Beckett, i tuoi occhi, abituati a mettere i più grandi difetti umani di questo secolo e di sempre sotto il microscopio, ingrandendoli fino al punto che nessuno riusciva a capirci più niente, i tuoi occhi assomigliano a quei piccoli laghi che raccolgono l'acqua gelida dei ghiacciai.
Vorrei tanto che tu riuscissi almeno a piangere su di noi, a far scorrere un poco di questa acqua limpida sulle nostre teste. Ma bisogna sentire un minimo di calore vero per poter piangere. Come quando una mano amica ci copre con una calda coperta in un momento di disperazione. Solo che qui da noi rischiamo che quella coltre rassicurante che aspettiamo arrivi come la neve bianca che cade fitta formando strati soffici, e che il nostro pianto e il tuo appena liberati gelino sotto il manto morbido e rappacificante della neve del sonno eterno.

Gente di confini, o ladri o assassini.
Fino a ieri ci potevamo accontentare di avere in te un super-testimone delle nostre disgrazie culturali. Ma col trascorrere degli anni ci accorgiamo sempre di più che queste disgrazie, i mutismi e i balbetii delle nostre opere non hanno luogo sui quaderni di poeti sciagurati, che il vuoto che ci guarda dai palcoscenici non scompare dietro il sipario o dentro i battenti dei teatri, quando torniamo a casa.
Cominciamo a renderci conto pure che i suoni e le melodie che sentiamo senza sentirci innalzati non sono solamente frutto di esperimenti musicali necessari, ma sentiamo che tutte le disgrazie possibili e immaginabili rappresentate nelle arti succedono dentro di noi, in ogni momento. Non importa se ridiamo o piangiamo, non importa se facciamo sport o guadagnamo soldi, non importa se ci sposiamo o muoriamo, non importa se parliamo tedesco o italiano o ladino o ceco o arabo. Dal momento che la coscienza di questo stato ci cresce dentro come un arbustello che si sviluppa rapidamente in una corona dalle mille ramificazioni, abbiamo bisogno di qualcosa di più di un mero testimone che ci assista nella vita a venire.
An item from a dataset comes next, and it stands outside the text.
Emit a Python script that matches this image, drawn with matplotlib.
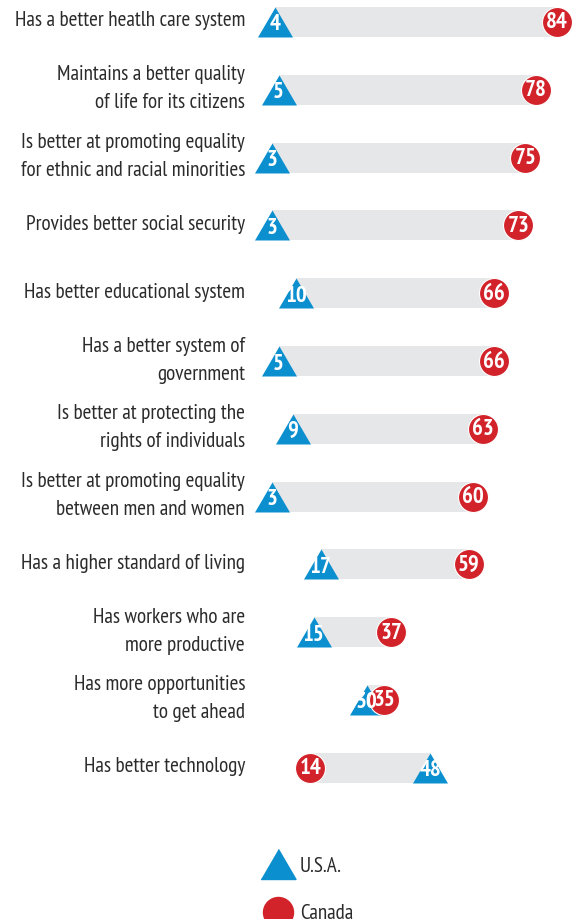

Devi deciderti a venirci in aiuto con tutti i mezzi che possiedi, devi darci man forte nella grottesca e contemporaneamente speranzosa impresa di ricostruire una città ricca ma addormentata.
Beckett, ogni tanto mi viene il dubbio che tu non ti interessi veramente a noi e ai nostri destini, e che questo sia il motivo del tuo silenzio. Ma perché poi avresti dovuto arrivare proprio fino alle porte della nostra città, per fermarti lì, senza agire, senza spiegare, senza parlare, senza ­ scrivere?

Di quel che non ti cale, non dir né bene né male.
Non posso credere che il nostro incontro finisca dove sono andati a finire i tuoi eroi. Perché tu fai parte di noi come noi facciamo parte di te e sono certo che tu o quello che hai lasciato di buono nel mondo ci verrete in aiuto. Quando la bugia dagli stivali e dai guanti dorati avrà terminato il suo corso e ognuno dovrà mettere fuori le mani nude e uno spirito asciutto volto alle prime cose tu ci sarai. Perché tu sei soprattutto un uomo onesto e dopo aver contribuito ad aprirci gli occhi sarai presente pure nel momento nel quale le nostre membra si libereranno per compiere i gesti che decideranno se questa città e questa terra saranno domani un posto dove ognuno vorrà vivere, non per fare i propri interessi, ma perché vuol vivere dove vivono degli altri riconosciuti come suoi simili.